Nasdaq CEO Robert Greifeld speaks at SEC hearing on proposed regulation NMS
21 April 2004 | 445 views | 0
The Nasdaq Stock Market, Inc. ("NASDAQ®") (OTC Bulletin Board: NDAQ) President and CEO Bob Greifeld today speaks before the Securities and Exchange Commission Regulation NMS hearing held in New York City. Mr. Greifeld will address key issues surrounding modernization of market structure, including the SEC's Trade Through Proposal and Market Data Proposal.
Mr. Greifeld will highlight NASDAQ's position on trade through and market data.

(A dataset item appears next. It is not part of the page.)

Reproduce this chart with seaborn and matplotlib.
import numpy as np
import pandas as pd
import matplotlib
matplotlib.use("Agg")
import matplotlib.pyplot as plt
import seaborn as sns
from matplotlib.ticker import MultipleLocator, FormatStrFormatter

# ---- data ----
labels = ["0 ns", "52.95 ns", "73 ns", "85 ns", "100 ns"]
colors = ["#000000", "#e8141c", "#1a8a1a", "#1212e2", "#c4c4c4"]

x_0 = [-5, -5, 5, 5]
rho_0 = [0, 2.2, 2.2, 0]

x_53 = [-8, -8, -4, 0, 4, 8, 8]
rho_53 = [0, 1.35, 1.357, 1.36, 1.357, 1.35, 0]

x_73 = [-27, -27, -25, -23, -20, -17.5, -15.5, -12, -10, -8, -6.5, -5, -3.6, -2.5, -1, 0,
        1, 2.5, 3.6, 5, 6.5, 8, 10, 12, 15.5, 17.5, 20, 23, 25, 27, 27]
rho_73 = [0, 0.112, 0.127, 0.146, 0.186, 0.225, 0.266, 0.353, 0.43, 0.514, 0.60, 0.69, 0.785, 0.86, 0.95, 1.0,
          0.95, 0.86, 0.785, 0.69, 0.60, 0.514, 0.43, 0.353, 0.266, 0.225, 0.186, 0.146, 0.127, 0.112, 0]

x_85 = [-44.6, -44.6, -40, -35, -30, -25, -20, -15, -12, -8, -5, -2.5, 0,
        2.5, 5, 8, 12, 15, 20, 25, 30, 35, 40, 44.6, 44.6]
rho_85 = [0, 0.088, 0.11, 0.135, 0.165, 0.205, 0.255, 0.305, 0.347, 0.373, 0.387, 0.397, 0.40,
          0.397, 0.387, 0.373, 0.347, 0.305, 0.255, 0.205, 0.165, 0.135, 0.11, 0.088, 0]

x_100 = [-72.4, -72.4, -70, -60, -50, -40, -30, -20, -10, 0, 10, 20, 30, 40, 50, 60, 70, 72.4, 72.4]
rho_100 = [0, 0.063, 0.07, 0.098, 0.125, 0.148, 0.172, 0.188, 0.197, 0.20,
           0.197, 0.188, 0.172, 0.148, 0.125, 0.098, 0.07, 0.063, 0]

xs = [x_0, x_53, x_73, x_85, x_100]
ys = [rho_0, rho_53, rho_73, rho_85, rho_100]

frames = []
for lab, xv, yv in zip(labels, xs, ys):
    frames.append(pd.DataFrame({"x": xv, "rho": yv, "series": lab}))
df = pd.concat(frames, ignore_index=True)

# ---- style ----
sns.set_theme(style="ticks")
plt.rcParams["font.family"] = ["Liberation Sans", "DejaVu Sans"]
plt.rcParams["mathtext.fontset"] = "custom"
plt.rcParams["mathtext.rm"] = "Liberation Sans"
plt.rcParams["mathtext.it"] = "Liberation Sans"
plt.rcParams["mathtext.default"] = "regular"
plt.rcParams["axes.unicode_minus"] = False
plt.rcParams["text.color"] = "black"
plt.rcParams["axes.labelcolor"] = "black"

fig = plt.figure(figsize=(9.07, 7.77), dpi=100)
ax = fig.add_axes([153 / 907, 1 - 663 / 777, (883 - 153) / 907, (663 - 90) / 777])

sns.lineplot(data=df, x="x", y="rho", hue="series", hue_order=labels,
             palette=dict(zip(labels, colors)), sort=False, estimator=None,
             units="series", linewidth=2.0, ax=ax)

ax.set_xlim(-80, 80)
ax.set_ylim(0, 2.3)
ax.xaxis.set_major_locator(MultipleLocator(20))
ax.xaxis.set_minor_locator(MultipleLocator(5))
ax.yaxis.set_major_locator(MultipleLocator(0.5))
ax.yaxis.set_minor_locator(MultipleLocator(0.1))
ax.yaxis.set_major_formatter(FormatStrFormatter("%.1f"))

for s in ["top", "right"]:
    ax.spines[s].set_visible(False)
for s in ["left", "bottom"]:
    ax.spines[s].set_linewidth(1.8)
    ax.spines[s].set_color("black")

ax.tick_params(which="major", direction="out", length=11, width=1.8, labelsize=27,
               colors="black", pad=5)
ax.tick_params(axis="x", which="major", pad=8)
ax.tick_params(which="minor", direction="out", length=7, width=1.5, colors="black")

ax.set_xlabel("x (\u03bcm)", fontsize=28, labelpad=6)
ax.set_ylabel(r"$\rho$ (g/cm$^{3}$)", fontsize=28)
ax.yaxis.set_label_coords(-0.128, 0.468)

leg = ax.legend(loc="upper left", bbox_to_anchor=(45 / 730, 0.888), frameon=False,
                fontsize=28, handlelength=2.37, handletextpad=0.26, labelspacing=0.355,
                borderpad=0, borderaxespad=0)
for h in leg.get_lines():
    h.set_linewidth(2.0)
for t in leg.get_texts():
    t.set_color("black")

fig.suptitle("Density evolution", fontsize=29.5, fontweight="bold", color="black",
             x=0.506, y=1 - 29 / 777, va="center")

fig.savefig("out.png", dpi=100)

Mr. Greifeld will comment on the trade through rule by stating, "The heart of the matter in the trade through debate is ensuring best execution for all investors. Best execution as defined by the SEC is an investor protection rule with multiple dimensions including price, certainty, liquidity and accessibility, among other factors. It is the best and most sophisticated protection for investors that has evolved over many years. The opt-out provision as proposed by the SEC ensures best execution continues as a guiding principle for the markets. Failure to adopt the opt-out provision denies investors the full benefit of best execution."

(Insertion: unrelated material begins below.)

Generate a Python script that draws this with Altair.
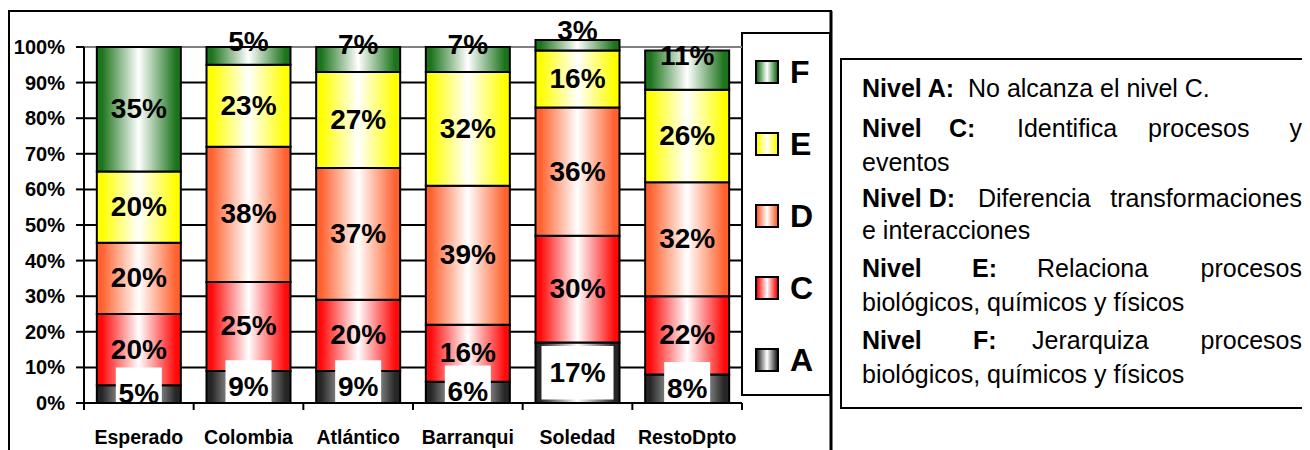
import altair as alt
import pandas as pd

# ---------------- data ----------------
categories = ["Esperado", "Colombia", "Atlántico", "Barranqui", "Soledad", "RestoDpto"]
levels = ["A", "C", "D", "E", "F"]
nivel_A = [5, 9, 9, 6, 17, 8]
nivel_C = [20, 25, 20, 16, 30, 22]
nivel_D = [20, 38, 37, 39, 36, 32]
nivel_E = [20, 23, 27, 32, 16, 26]
nivel_F = [35, 5, 7, 7, 3, 11]
y_ticks = [0, 10, 20, 30, 40, 50, 60, 70, 80, 90, 100]
legend_order = ["F", "E", "D", "C", "A"]

series = {"A": nivel_A, "C": nivel_C, "D": nivel_D, "E": nivel_E, "F": nivel_F}
level_colors = {"A": "#262626", "C": "#ff0a0a", "D": "#ff6230", "E": "#ffff00", "F": "#1c741c"}

df = pd.DataFrame(
    [{"cat": c, "level": lv, "order": i, "value": series[lv][j]}
     for i, lv in enumerate(levels) for j, c in enumerate(categories)]
)
ticks_df = pd.DataFrame({"t": y_ticks})
cats_df = pd.DataFrame({"cat": categories})
one = pd.DataFrame({"k": [0]})

FONT = "Liberation Sans"

XS = alt.Scale(domain=categories, range=[76, 734], paddingInner=0, paddingOuter=0)
YS = alt.Scale(domain=[0, 100], range=[395, 39], nice=False, zero=False)


def grad(c):
    return alt.LinearGradient(
        gradient="linear", x1=0, x2=1, y1=0, y2=0,
        stops=[alt.GradientStop(color=c, offset=0),
               alt.GradientStop(color=c, offset=0.06),
               alt.GradientStop(color="#ffffff", offset=0.5),
               alt.GradientStop(color=c, offset=0.94),
               alt.GradientStop(color=c, offset=1)],
    )


def box(x1, x2, y1, y2, sw=2, fill="white"):
    return alt.Chart(one).mark_rect(fill=fill, stroke="black", strokeWidth=sw).encode(
        x=alt.value(x1), x2=alt.value(x2), y=alt.value(y1), y2=alt.value(y2))


def txt(s, x, y, size, weight="normal", align="left", baseline="alphabetic", font=FONT):
    return alt.Chart(one).mark_text(
        align=align, baseline=baseline, fontSize=size, fontWeight=weight, font=font, color="black"
    ).encode(x=alt.value(x), y=alt.value(y), text=alt.value(s))


X = alt.X("cat:N", scale=XS, axis=None, sort=categories)

stacked = (
    alt.Chart(df)
    .transform_stack(stack="value", groupby=["cat"], as_=["y0", "y1"],
                     sort=[alt.SortField(field="order", order="ascending")])
    .transform_calculate(mid="(datum.y0 + datum.y1) / 2", label="datum.value + '%'")
)

# frames
outer = box(1, 823, 3, 470)
textbox = box(833, 1320, 51, 400)
legbox = box(734, 822, 25, 387)

# grid
grid = alt.Chart(ticks_df).mark_rule(strokeWidth=2).encode(
    x=alt.value(76), x2=alt.value(734),
    y=alt.Y("t:Q", scale=YS, axis=None),
    color=alt.condition(alt.datum.t == 100, alt.value("#808080"), alt.value("black")),
)
yticks = alt.Chart(ticks_df).mark_rule(strokeWidth=2, color="black").encode(
    x=alt.value(68), x2=alt.value(76), y=alt.Y("t:Q", scale=YS, axis=None))
ylabels = alt.Chart(ticks_df).transform_calculate(lab="datum.t + '%'").mark_text(
    align="right", baseline="middle", fontSize=20, fontWeight="bold", font=FONT, color="black", dy=1
).encode(x=alt.value(57), y=alt.Y("t:Q", scale=YS, axis=None), text="lab:N")

# bars
bars = [
    stacked.transform_filter(alt.datum.level == lv).mark_bar(
        width=alt.RelativeBandSize(band=0.766), fill=grad(level_colors[lv]),
        stroke="black", strokeWidth=2,
    ).encode(x=X, y=alt.Y("y1:Q", scale=YS, axis=None), y2="y0:Q")
    for lv in levels
]

# white boxes behind A labels
box_base = stacked.transform_filter(alt.datum.level == "A").transform_calculate(
    bt="datum.mid + 7.5", bb="max(0, datum.mid - 7.5)", n="length(datum.label)")
wbox2 = box_base.transform_filter("datum.n <= 2").mark_bar(width=46, fill="white", strokeWidth=0).encode(
    x=X, y=alt.Y("bt:Q", scale=YS, axis=None), y2="bb:Q")
wbox3 = box_base.transform_filter("datum.n > 2").mark_bar(width=72, fill="white", strokeWidth=0).encode(
    x=X, y=alt.Y("bt:Q", scale=YS, axis=None), y2="bb:Q")

# axis lines
yaxis = alt.Chart(one).mark_rule(strokeWidth=2, color="black").encode(
    x=alt.value(76), y=alt.YDatum(0, scale=YS, axis=None), y2=alt.Y2Datum(100))
xaxis = alt.Chart(one).mark_rule(strokeWidth=2, color="black").encode(
    x=alt.value(76), x2=alt.value(734), y=alt.YDatum(0, scale=YS, axis=None))
xticks = alt.Chart(cats_df).mark_rule(strokeWidth=2, color="black").encode(
    x=alt.X("cat:N", scale=XS, axis=None, sort=categories, bandPosition=0),
    y=alt.value(395), y2=alt.value(402))
xtick_last = alt.Chart(one).mark_rule(strokeWidth=2, color="black").encode(
    x=alt.value(734), y=alt.value(395), y2=alt.value(402))
xlabels = alt.Chart(cats_df).mark_text(
    align="center", baseline="alphabetic", fontSize=19.5, fontWeight="bold", font=FONT, color="black"
).encode(x=X, y=alt.value(436), text="cat:N")

# value labels
labels = stacked.transform_calculate(
    ly="datum.level == 'F' && datum.value < 15 ? datum.mid + 4 : datum.mid"
).mark_text(
    align="center", baseline="middle", fontSize=28, fontWeight="bold", font=FONT, color="black", dy=1
).encode(x=X, y=alt.Y("ly:Q", scale=YS, axis=None), text="label:N")

# legend
legend_layers = []
for k, lv in enumerate(legend_order):
    cy = 64 + 72 * k
    legend_layers.append(
        alt.Chart(one).mark_rect(fill=grad(level_colors[lv]), stroke="black", strokeWidth=2).encode(
            x=alt.value(748), x2=alt.value(770), y=alt.value(cy - 11), y2=alt.value(cy + 11)))
    legend_layers.append(txt(lv, 782, cy + 1, 32, "bold", "left", "middle"))

# text box
L = 854
R = 1294
FS = 25
text_layers = [
    txt("Nivel A:", L, 89, FS, "bold"), txt("No alcanza el nivel C.", 960, 89, FS),
    txt("Nivel", L, 129, FS, "bold"), txt("C:", 941, 129, FS, "bold"),
    txt("Identifica", 1009, 129, FS), txt("procesos", 1140, 129, FS), txt("y", R, 129, FS, align="right"),
    txt("eventos", L, 163, FS),
    txt("Nivel D:", L, 199, FS, "bold"), txt("Diferencia", 970, 199, FS),
    txt("transformaciones", R, 199, FS, align="right"),
    txt("e interacciones", L, 231, FS),
    txt("Nivel", L, 269, FS, "bold"), txt("E:", 964, 269, FS, "bold"),
    txt("Relaciona", 1029, 269, FS), txt("procesos", R, 269, FS, align="right"),
    txt("biológicos, químicos y físicos", L, 303, FS),
    txt("Nivel", L, 341, FS, "bold"), txt("F:", 965, 341, FS, "bold"),
    txt("Jerarquiza", 1024, 341, FS), txt("procesos", R, 341, FS, align="right"),
    txt("biológicos, químicos y físicos", L, 375, FS),
]

right_edge = alt.Chart(one).mark_rule(strokeWidth=3, color="black").encode(
    x=alt.value(823), y=alt.value(3), y2=alt.value(470))

chart = alt.layer(
    outer, textbox, legbox, grid, yticks, *bars, wbox2, wbox3,
    yaxis, xaxis, xticks, xtick_last, labels, ylabels, xlabels,
    *legend_layers, *text_layers, right_edge,
).properties(
    width=1294, height=442, autosize=alt.AutoSizeParams(type="none"), padding=0,
    background="white",
).configure_view(stroke=None)

chart.save("out.html", embed_options={"renderer": "svg", "actions": False})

Greifeld will also comment that, "With regard to NASDAQ's current market structure, investors get best execution today, and we believe our structure is the best example of an efficient market."

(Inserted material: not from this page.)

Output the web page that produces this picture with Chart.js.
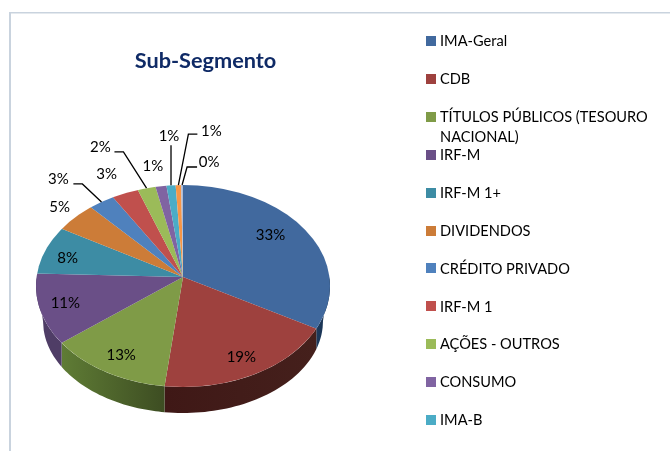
<!DOCTYPE html>
<html><head><meta charset="utf-8">
<script src="https://cdn.jsdelivr.net/npm/chart.js@4"></script>
<style>html,body{margin:0;padding:0;background:#fff}canvas{display:block}</style>
</head><body><canvas id="c" width="670" height="451"></canvas>
<script>
const categories = ['IMA-Geral','CDB','TÍTULOS PÚBLICOS (TESOURO NACIONAL)','IRF-M','IRF-M 1+','DIVIDENDOS','CRÉDITO PRIVADO','IRF-M 1','AÇÕES - OUTROS','CONSUMO','IMA-B','',''];
const shares = [32.6,19.4,13,10.6,8.4,5,3,3,2,1.2,1,0.6,0.2];
const chartTitle = 'Sub-Segmento';
const legendLines = {2:['TÍTULOS PÚBLICOS (TESOURO','NACIONAL)']};
const faceColors = ['#41699e','#9e413e','#7f9b47','#6a4f87','#3d8ca4','#cc7c38','#4f81bd','#c0504d','#9bbb59','#8064a2','#4bacc6','#f79646','#aabad7'];
const wallColors = {0:['#1e3a5c','#16304e'],1:['#3f1816','#45201c'],2:['#5f7c35','#3d4d22'],3:['#4f3d66','#4f3d66']};
// label offset from the slice's rim point
const labelOffsets = [[-38,6],[-10,-17],[13,-17],[23,-6],[25,8],[-13,-9],[-42,-22],[-18,-18],[-46,-41],[-8,-20],[-2,-49],[33,-54],[27,-23]];
// leader: elbow dx,dy and end dx from the rim point
const leaders = {6:[-18,-17,-27],8:[-23,-36,-32],10:[0,-40,0],11:[10,-51,19],12:[5,-18,15]};

const FONT = 'Lato, Carlito, Calibri, sans-serif';
const TOP_RY = 92, BOTTOM_RY = 110;           // foreshortening of the rays above / below the apex
const RIM_DY = 9, RIM_RY = 101;               // rim ellipse sits below the apex (perspective)
const WALL_RX = 140, WALL_DY = 44, WALL_RY = 92;

// where a ray from the apex leaves the rim ellipse, relative to the apex
function rim(angle,R){
  const sn=Math.sin(angle);
  const dx=Math.cos(angle), dy=sn*(sn<0?TOP_RY:BOTTOM_RY)/R;
  const A=dx*dx/(R*R)+dy*dy/(RIM_RY*RIM_RY), B=-2*dy*RIM_DY/(RIM_RY*RIM_RY), C=RIM_DY*RIM_DY/(RIM_RY*RIM_RY)-1;
  const t=(-B+Math.sqrt(B*B-4*A*C))/(2*A);
  return [dx*t,dy*t];
}

const pie3d = {
  id:'pie3d',
  beforeDraw(chart){
    const c = chart.ctx;
    c.save();
    c.fillStyle='#c9d3de';
    c.fillRect(9,12,2,439);
    c.fillRect(9,12,661,1.5);
    c.restore();
  },
  beforeDatasetsDraw(chart){
    const c = chart.ctx, arcs = chart.getDatasetMeta(0).data;
    const a0 = arcs[0], cx = a0.x, cy = a0.y, R = a0.outerRadius;
    // side wall: each rim point drops straight down to the lower ellipse
    arcs.forEach((a,i)=>{
      const s = Math.max(a.startAngle,0), e = Math.min(a.endAngle,Math.PI);
      if (e<=s || !wallColors[i]) return;
      const top=[], n=40;
      for(let k=0;k<=n;k++) top.push(rim(s+(e-s)*k/n,R));
      const g = c.createLinearGradient(cx+top[n][0],0,cx+top[0][0],0);
      g.addColorStop(0,wallColors[i][0]); g.addColorStop(1,wallColors[i][1]);
      c.beginPath();
      top.forEach((p,k)=>k?c.lineTo(cx+p[0],cy+p[1]):c.moveTo(cx+p[0],cy+p[1]));
      for(let k=n;k>=0;k--){
        const q=Math.max(-1,Math.min(1,top[k][0]/WALL_RX));
        c.lineTo(cx+q*WALL_RX,cy+WALL_DY+WALL_RY*Math.sqrt(1-q*q));
      }
      c.closePath();
      c.fillStyle=g; c.fill();
    });
    // top face, clipped to the rim ellipse
    c.save();
    c.beginPath(); c.ellipse(cx,cy+RIM_DY,R,RIM_RY,0,0,Math.PI*2); c.clip();
    const k=1.15;
    [[cy-R*2,R*2,TOP_RY],[cy,R*2,BOTTOM_RY]].forEach(([y,h,ry])=>{
      c.save();
      c.beginPath(); c.rect(0,y,chart.width,h); c.clip();
      c.translate(cx,cy); c.scale(k,k*ry/R); c.translate(-cx,-cy);
      arcs.forEach(a=>a.draw(c));
      c.restore();
    });
    c.restore();
    return false;
  },
  afterDraw(chart){
    const c = chart.ctx, arcs = chart.getDatasetMeta(0).data;
    const total = shares.reduce((p,v)=>p+v,0);
    c.save();
    c.fillStyle='#000'; c.strokeStyle='#000'; c.textBaseline='middle'; c.textAlign='center';
    c.font='15px '+FONT;
    arcs.forEach((a,i)=>{
      const m=(a.startAngle+a.endAngle)/2, sn=Math.sin(m);
      const px=a.x+a.outerRadius*Math.cos(m), py=a.y+(sn<0?TOP_RY:BOTTOM_RY)*sn;
      const L=leaders[i];
      if(L){
        const r=rim(m,a.outerRadius);
        c.beginPath(); c.lineWidth=1.3;
        c.moveTo(a.x+r[0],a.y+r[1]); c.lineTo(px+L[0],py+L[1]); c.lineTo(px+L[2],py+L[1]); c.stroke();
      }
      const o=labelOffsets[i];
      c.fillText(Math.round(shares[i]/total*100)+'%',px+o[0],py+o[1]);
    });
    // title
    c.fillStyle='#0f2a66'; c.font='bold 21.7px '+FONT;
    c.fillText(chartTitle,205.5,61);
    // legend
    c.textAlign='left'; c.font='14.6px '+FONT;
    categories.forEach((name,i)=>{
      if(!name) return;
      const y=41+i*37.9;
      c.fillStyle=faceColors[i]; c.fillRect(426,Math.round(y)-5,10,10);
      c.fillStyle='#000';
      (legendLines[i]||[name]).forEach((t,k)=>c.fillText(t,440,y+0.5+k*20));
    });
    c.restore();
  }
};

new Chart(document.getElementById('c'),{
  type:'pie',
  data:{labels:categories,datasets:[{data:shares,backgroundColor:faceColors,borderWidth:0}]},
  options:{
    responsive:false,animation:false,
    layout:{padding:{left:36,right:340,top:130,bottom:27}},
    plugins:{legend:{display:false},tooltip:{enabled:false},title:{display:false}}
  },
  plugins:[pie3d]
});
</script></body></html>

On the topic of the SEC's Market Data proposal, Mr. Greifeld will make the case that, "Investors are paying too much for market data. The Securities Industry Processor (SIP) is, in effect, a government-mandated facility that is charging rents not subject to competitive pressures. The SIP should focus on providing critical investor information at a low cost while other products should be allowed to compete for investor interest in the open market. In this way, the public interest is best protected."
Greifeld will state that, "Industry participants should compete to provide value-added data just as Fed Ex and UPS compete today while the Post Office provides investors with low cost access to essential services."